■ **Written exercise**
Please transcribe the data that follows without the pictures, keeping every word the same.
——————————
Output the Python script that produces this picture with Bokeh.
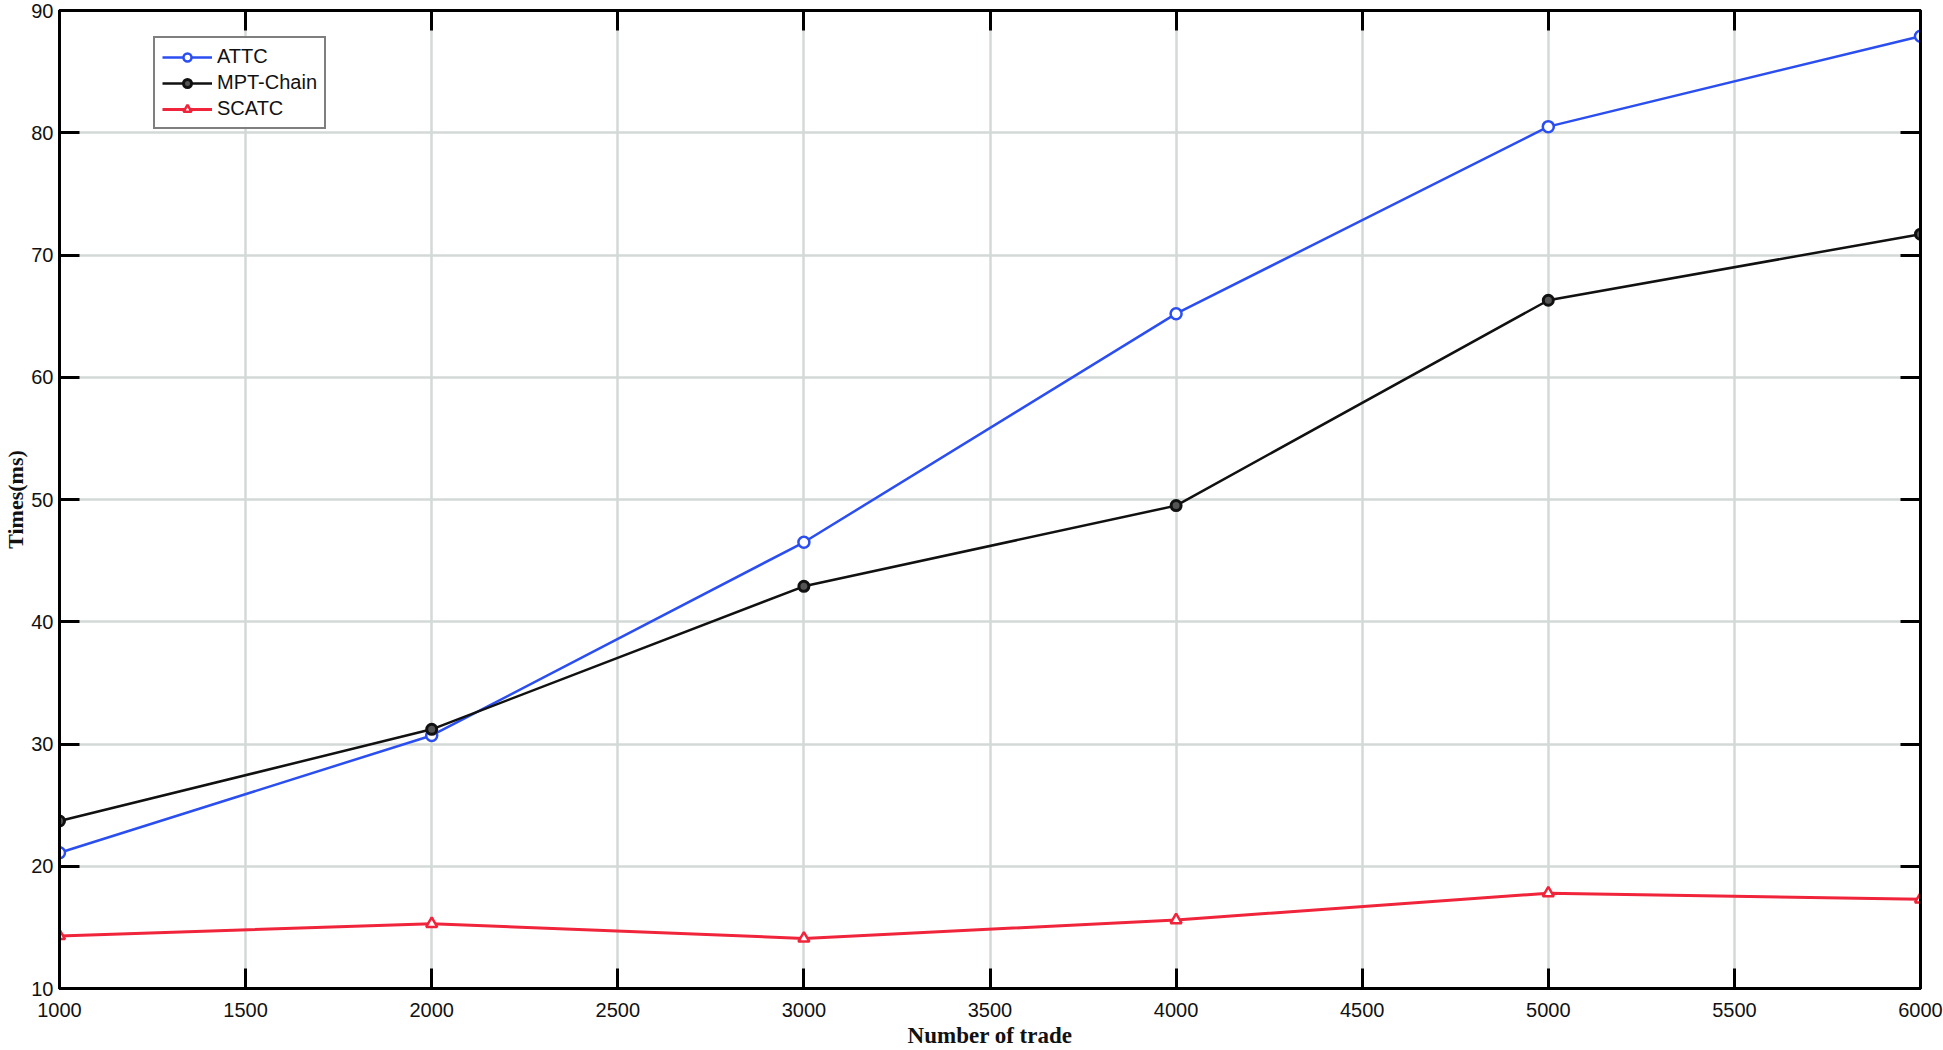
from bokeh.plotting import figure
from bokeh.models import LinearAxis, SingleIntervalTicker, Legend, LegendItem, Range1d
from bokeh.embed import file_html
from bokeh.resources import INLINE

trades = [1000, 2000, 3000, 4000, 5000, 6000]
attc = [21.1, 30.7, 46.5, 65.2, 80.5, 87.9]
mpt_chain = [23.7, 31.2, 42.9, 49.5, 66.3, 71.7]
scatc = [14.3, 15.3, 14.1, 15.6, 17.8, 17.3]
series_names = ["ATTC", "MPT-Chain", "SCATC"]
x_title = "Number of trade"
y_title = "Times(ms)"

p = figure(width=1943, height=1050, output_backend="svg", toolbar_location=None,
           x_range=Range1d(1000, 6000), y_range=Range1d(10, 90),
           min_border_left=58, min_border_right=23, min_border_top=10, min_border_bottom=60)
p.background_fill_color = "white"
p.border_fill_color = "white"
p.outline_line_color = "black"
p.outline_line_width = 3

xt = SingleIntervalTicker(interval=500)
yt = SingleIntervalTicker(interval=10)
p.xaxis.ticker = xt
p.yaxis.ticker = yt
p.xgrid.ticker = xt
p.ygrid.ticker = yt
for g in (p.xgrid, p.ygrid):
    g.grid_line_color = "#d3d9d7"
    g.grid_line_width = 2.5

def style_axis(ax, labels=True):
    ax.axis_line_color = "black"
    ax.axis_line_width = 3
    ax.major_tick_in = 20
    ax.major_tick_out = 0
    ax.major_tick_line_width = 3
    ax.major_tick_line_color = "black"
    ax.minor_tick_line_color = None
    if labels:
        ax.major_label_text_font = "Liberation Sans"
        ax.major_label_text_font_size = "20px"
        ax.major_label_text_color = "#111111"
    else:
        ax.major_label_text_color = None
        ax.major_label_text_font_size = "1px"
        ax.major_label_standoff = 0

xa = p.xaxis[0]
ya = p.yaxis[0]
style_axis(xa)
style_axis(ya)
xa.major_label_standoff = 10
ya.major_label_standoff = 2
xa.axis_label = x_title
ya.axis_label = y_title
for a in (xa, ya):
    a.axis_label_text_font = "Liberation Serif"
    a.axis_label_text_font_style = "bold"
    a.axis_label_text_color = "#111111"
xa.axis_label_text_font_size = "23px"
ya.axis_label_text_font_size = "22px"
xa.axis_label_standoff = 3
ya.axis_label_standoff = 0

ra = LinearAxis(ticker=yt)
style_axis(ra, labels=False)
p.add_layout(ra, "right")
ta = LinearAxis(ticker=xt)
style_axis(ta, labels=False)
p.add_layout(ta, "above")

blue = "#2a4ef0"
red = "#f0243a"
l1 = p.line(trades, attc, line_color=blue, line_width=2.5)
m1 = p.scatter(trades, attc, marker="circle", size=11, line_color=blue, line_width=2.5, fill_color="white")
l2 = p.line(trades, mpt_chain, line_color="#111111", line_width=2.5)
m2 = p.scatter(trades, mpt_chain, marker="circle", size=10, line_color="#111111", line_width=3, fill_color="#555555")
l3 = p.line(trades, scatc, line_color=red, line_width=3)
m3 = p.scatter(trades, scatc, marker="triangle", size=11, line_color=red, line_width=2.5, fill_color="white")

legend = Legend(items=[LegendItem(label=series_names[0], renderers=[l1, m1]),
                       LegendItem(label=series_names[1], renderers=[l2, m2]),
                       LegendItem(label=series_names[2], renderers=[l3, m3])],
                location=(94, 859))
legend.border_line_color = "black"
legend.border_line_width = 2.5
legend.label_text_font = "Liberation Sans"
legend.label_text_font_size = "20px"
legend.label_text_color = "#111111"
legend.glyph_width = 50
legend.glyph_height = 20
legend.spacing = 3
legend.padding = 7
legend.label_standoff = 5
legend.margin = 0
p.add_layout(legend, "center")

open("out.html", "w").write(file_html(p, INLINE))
——————————
■ **Task response**
Output the Python script that produces this picture with Bokeh.
from bokeh.plotting import figure
from bokeh.models import LinearAxis, SingleIntervalTicker, Legend, LegendItem, Range1d
from bokeh.embed import file_html
from bokeh.resources import INLINE

trades = [1000, 2000, 3000, 4000, 5000, 6000]
attc = [21.1, 30.7, 46.5, 65.2, 80.5, 87.9]
mpt_chain = [23.7, 31.2, 42.9, 49.5, 66.3, 71.7]
scatc = [14.3, 15.3, 14.1, 15.6, 17.8, 17.3]
series_names = ["ATTC", "MPT-Chain", "SCATC"]
x_title = "Number of trade"
y_title = "Times(ms)"

p = figure(width=1943, height=1050, output_backend="svg", toolbar_location=None,
           x_range=Range1d(1000, 6000), y_range=Range1d(10, 90),
           min_border_left=58, min_border_right=23, min_border_top=10, min_border_bottom=60)
p.background_fill_color = "white"
p.border_fill_color = "white"
p.outline_line_color = "black"
p.outline_line_width = 3

xt = SingleIntervalTicker(interval=500)
yt = SingleIntervalTicker(interval=10)
p.xaxis.ticker = xt
p.yaxis.ticker = yt
p.xgrid.ticker = xt
p.ygrid.ticker = yt
for g in (p.xgrid, p.ygrid):
    g.grid_line_color = "#d3d9d7"
    g.grid_line_width = 2.5

def style_axis(ax, labels=True):
    ax.axis_line_color = "black"
    ax.axis_line_width = 3
    ax.major_tick_in = 20
    ax.major_tick_out = 0
    ax.major_tick_line_width = 3
    ax.major_tick_line_color = "black"
    ax.minor_tick_line_color = None
    if labels:
        ax.major_label_text_font = "Liberation Sans"
        ax.major_label_text_font_size = "20px"
        ax.major_label_text_color = "#111111"
    else:
        ax.major_label_text_color = None
        ax.major_label_text_font_size = "1px"
        ax.major_label_standoff = 0

xa = p.xaxis[0]
ya = p.yaxis[0]
style_axis(xa)
style_axis(ya)
xa.major_label_standoff = 10
ya.major_label_standoff = 2
xa.axis_label = x_title
ya.axis_label = y_title
for a in (xa, ya):
    a.axis_label_text_font = "Liberation Serif"
    a.axis_label_text_font_style = "bold"
    a.axis_label_text_color = "#111111"
xa.axis_label_text_font_size = "23px"
ya.axis_label_text_font_size = "22px"
xa.axis_label_standoff = 3
ya.axis_label_standoff = 0

ra = LinearAxis(ticker=yt)
style_axis(ra, labels=False)
p.add_layout(ra, "right")
ta = LinearAxis(ticker=xt)
style_axis(ta, labels=False)
p.add_layout(ta, "above")

blue = "#2a4ef0"
red = "#f0243a"
l1 = p.line(trades, attc, line_color=blue, line_width=2.5)
m1 = p.scatter(trades, attc, marker="circle", size=11, line_color=blue, line_width=2.5, fill_color="white")
l2 = p.line(trades, mpt_chain, line_color="#111111", line_width=2.5)
m2 = p.scatter(trades, mpt_chain, marker="circle", size=10, line_color="#111111", line_width=3, fill_color="#555555")
l3 = p.line(trades, scatc, line_color=red, line_width=3)
m3 = p.scatter(trades, scatc, marker="triangle", size=11, line_color=red, line_width=2.5, fill_color="white")

legend = Legend(items=[LegendItem(label=series_names[0], renderers=[l1, m1]),
                       LegendItem(label=series_names[1], renderers=[l2, m2]),
                       LegendItem(label=series_names[2], renderers=[l3, m3])],
                location=(94, 859))
legend.border_line_color = "black"
legend.border_line_width = 2.5
legend.label_text_font = "Liberation Sans"
legend.label_text_font_size = "20px"
legend.label_text_color = "#111111"
legend.glyph_width = 50
legend.glyph_height = 20
legend.spacing = 3
legend.padding = 7
legend.label_standoff = 5
legend.margin = 0
p.add_layout(legend, "center")

open("out.html", "w").write(file_html(p, INLINE))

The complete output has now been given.